The story of what led him to build the Vietnam Veterans Memorial in the nation’s capital begins with a prayer and promise May 28, 1969.

Mr. Scruggs said he had a feeling that his infantry unit was in danger that day.

“The north Vietnamese soldiers were everywhere,” he said. “We were deep in the jungle where they lived.”

As a precaution, he put a folded, rubber poncho under his pistol belt for protection.

“A few hours later, I was under a tree firing my M16, and my theory was tested out,” he said.

He suffered several wounds, but the poncho caught one of the largest pieces of shrapnel, one that may have severed his spine. Fearing for his life, he prayed for God to save him and promised he would do something to “pay him back.”

He describes having an out-of-body experience, floating toward the trees. “Somebody called my name, ‘Scruggs, Scruggs.’ They came and got me under enemy fire.”

Mr. Scruggs’ destiny, as it turns out, was founding the Vietnam Veterans Memorial and getting the Wall built.

What he experienced in Vietnam in 1970 and upon his return to the United States all played into his passion for the project.

“It was my role in life,” he said. “That’s what I was born to do, I think.”


At 2 p.m. Saturday, March 25, Mr. Scruggs will be the featured speaker at Kent County Veterans Memorial Park in Dover. Chapter 850 of the Vietnam Veterans of America is hosting the public event.

The park features a black-and-Indian-rose memorial stone with the names of Kent Countians who died in the war. Overlooking it is a Huey helicopter, like one that was used to evacuate Mr. Scruggs in 1969.

“Whenever I see one, I have to give it a big smile,” he said.


After recovering from the wounds he sustained that day in 1969, he rejoined his unit in Vietnam.

While at an Army base in January 1970, there was an accident in which mortar rounds exploded, killing 12 men from his unit.

Mr. Scruggs, who was nearby, was among the first on the scene.

The incident, he says, tortured him for years. It led to his research on post-traumatic stress disorders and advocacy.
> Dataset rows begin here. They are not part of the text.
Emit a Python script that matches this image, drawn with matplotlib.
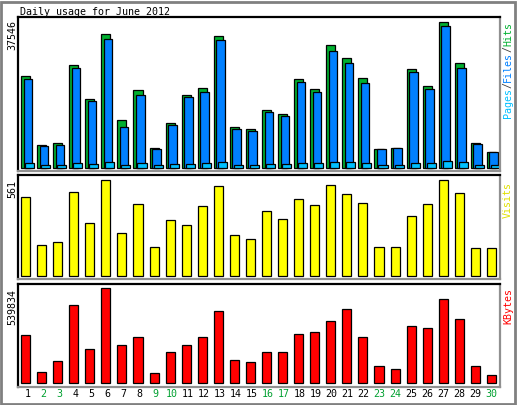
import matplotlib
matplotlib.use("Agg")
import matplotlib.pyplot as plt
from matplotlib.patches import Rectangle
import numpy as np

# --- data ---
days = list(range(1, 31))
weekend = [2, 3, 9, 10, 16, 17, 23, 24, 30]
hits = [23600, 5780, 6300, 26440, 17740, 34520, 12240, 20060, 5090, 11540,
        18770, 20500, 34000, 10510, 9990, 14820, 13870, 22830, 20240, 31680,
        28250, 23080, 4830, 5090, 25480, 21090, 37546, 27030, 6380, 4050]
files = [22900, 5600, 5860, 25660, 17220, 33230, 10510, 18770, 4830, 11030,
         18250, 19550, 32970, 9990, 9480, 14300, 13350, 22050, 19470, 30130,
         27030, 21870, 4750, 5010, 24630, 20320, 36510, 25740, 6120, 4050]
pages = [1210, 700, 700, 1210, 950, 1470, 700, 1210, 700, 950,
         950, 1210, 1470, 700, 700, 950, 950, 1210, 1210, 1470,
         1470, 1210, 700, 700, 1210, 1210, 1730, 1470, 700, 700]
visits = [461, 178, 198, 490, 310, 561, 251, 422, 167, 326,
          296, 410, 528, 237, 214, 379, 332, 449, 414, 532,
          479, 426, 167, 167, 349, 420, 561, 484, 161, 161]
kbytes = [274600, 64400, 126900, 445100, 195100, 539834, 217800, 263300, 58700, 178000,
          217800, 263300, 411000, 132600, 121200, 178000, 178000, 280300, 291700, 354200,
          422400, 263300, 98500, 81400, 325800, 314400, 479200, 365500, 98500, 47400]

W, H = 517, 405
FONT = "DejaVu Sans Mono"
FS = 7.2
C_HITS, C_FILES, C_PAGES = "#00b030", "#0080ff", "#00c0ff"

fig = plt.figure(figsize=(W / 100, H / 100), dpi=100)
fig.patch.set_facecolor("white")


def px_axes(x0, y0, x1, y1):
    return fig.add_axes([x0 / W, 1 - y1 / H, (x1 - x0) / W, (y1 - y0) / H])


def style(ax):
    ax.set_xlim(0, 30)
    ax.set_xticks([])
    ax.set_yticks([])
    for s in ax.spines.values():
        s.set_linewidth(1.6)
        s.set_color("black")
    ax.spines["right"].set_color("#909090")
    ax.spines["bottom"].set_color("#909090")


x = np.array(days) - 1.0
bw = 9 / 16
lw = 0.9

# top panel
ax1 = px_axes(18, 17, 500, 171)
ax1.bar(x + 3 / 16, hits, bw, align="edge", color=C_HITS, edgecolor="black", linewidth=lw)
ax1.bar(x + 5.5 / 16, files, 8.5 / 16, align="edge", color=C_FILES, edgecolor="black", linewidth=lw)
ax1.bar(x + 7 / 16, pages, bw, align="edge", color=C_PAGES, edgecolor="black", linewidth=lw)
ax1.set_ylim(-852, 38914)
style(ax1)

# middle panel
ax2 = px_axes(18, 175, 500, 279)
ax2.bar(x + 3 / 16, visits, bw, align="edge", color="#ffff00", edgecolor="black", linewidth=lw)
ax2.set_ylim(-19.4, 592)
style(ax2)

# bottom panel
ax3 = px_axes(18, 284, 500, 387)
ax3.bar(x + 3 / 16, kbytes, bw, align="edge", color="#ff0000", edgecolor="black", linewidth=lw)
ax3.set_ylim(-21000, 564300)
style(ax3)

# texts
fig.text(20 / W, 1 - 12 / H, "Daily usage for June 2012", family=FONT, fontsize=FS,
         ha="left", va="center")
for val, ytop in [("37546", 20), ("561", 180), ("539834", 289)]:
    fig.text(12 / W, 1 - ytop / H, val, family=FONT, fontsize=FS, rotation=90,
             ha="center", va="top")

for d in days:
    fig.text((18 + 16 * (d - 1) + 9.5) / W, 1 - 394 / H, str(d), family=FONT, fontsize=FS,
             ha="center", va="center", color="#00a030" if d in weekend else "black")


def right_label(parts, ybottom):
    y = ybottom
    for txt, col in parts:
        fig.text(508 / W, 1 - y / H, txt, family=FONT, fontsize=FS, rotation=90,
                 rotation_mode="anchor", ha="left", va="center", color=col)
        y -= 6 * len(txt)


right_label([("Pages", C_PAGES), ("/", "#404040"), ("Files", C_FILES), ("/", "#404040"),
             ("Hits", C_HITS)], 118)
right_label([("Visits", "#e0e000")], 218)
right_label([("KBytes", "#ff0000")], 324)

# outer frame
fig.patches.append(Rectangle((1 / W, 1 / H), (W - 3) / W, (H - 3) / H, transform=fig.transFigure,
                             fill=False, edgecolor="#808080", linewidth=2))

fig.savefig("out.png", dpi=100)
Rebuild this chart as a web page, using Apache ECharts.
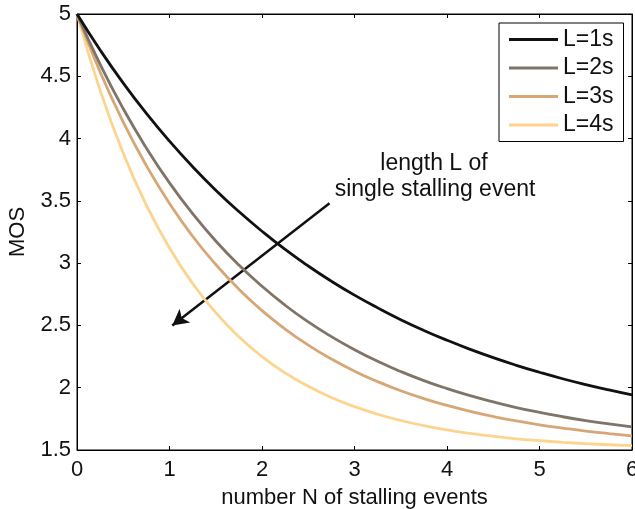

In 1979, he had an epiphany after watching the film, “The Deer Hunter.”
His realization was that there needed to be a memorial with the names of those lost.

In 1979, Mr. Scruggs used $2,800 from his savings to launch the memorial effort. With the help of Harvard Business School graduates who had been through West Point, they raised millions of dollars through private and corporate donations.

An incredible design competition, with more than 1,400 entries, followed.
Maya Lin, a young architectural student, came up with the idea of the wall built into the ground of the National Mall.

The Wall measures 493 feet, 6 inches in length. It is just over 10 feet where the sides meet at the start and end of the war’s timeline, signifying a circle of its completion.

The “V” shape of the wall points in one direction to the Washington Monument, the other to the Lincoln Memorial.

It was dedicated on Veterans Day 1982.

Often, you will see family and veterans place paper over a name and use a pencil or charcoal to create an etching.

There are 58,279 names inscribed on the Wall. Of those, 123 are Delawareans.

The 12 names of Mr. Scruggs’ comrades — those killed on that day in January 1970 — are on Panel 14W.

“The names,” said Mr. Scruggs, “are there to remind us of those who died in the war.”


Mr. Scruggs, who has now retired from a law career and is enjoying retirement in Annapolis, Maryland, said he is a regular visitor to the Wall and marvels at the number of visitors from across the country and all over the world. The National Park Service estimates about 5 million each year.

“When I go there, I’m talking to people from Germany, Argentina, France,” he said. “Internationally, it struck a chord. That’s a great tribute to the design and the designer.”

Mr. Scruggs said he has no doubt that it will stand the test of time. He is thankful it is not a place where people gather to debate the war.

“The Vietnam Memorial does its job every day,” he said. “Thousands of people come, and they’re just awestruck, and they move on to the next memorial.

“And, then, you’ve got the veterans of the Vietnam War and their family members. People leave teddy bears, combat boots, dog tags. It’s an amazing place and some highly unusual behavior that occurs.”

Mr. Scruggs said the gathering Saturday in Dover — like visits to the Wall — are essential.

“It’s important for the people of our country to support the military,” he said. “We should all get involved, as these people have done in Delaware.

“We should all get involved in the same way to help people have a better understanding of the people who served in the Vietnam War.”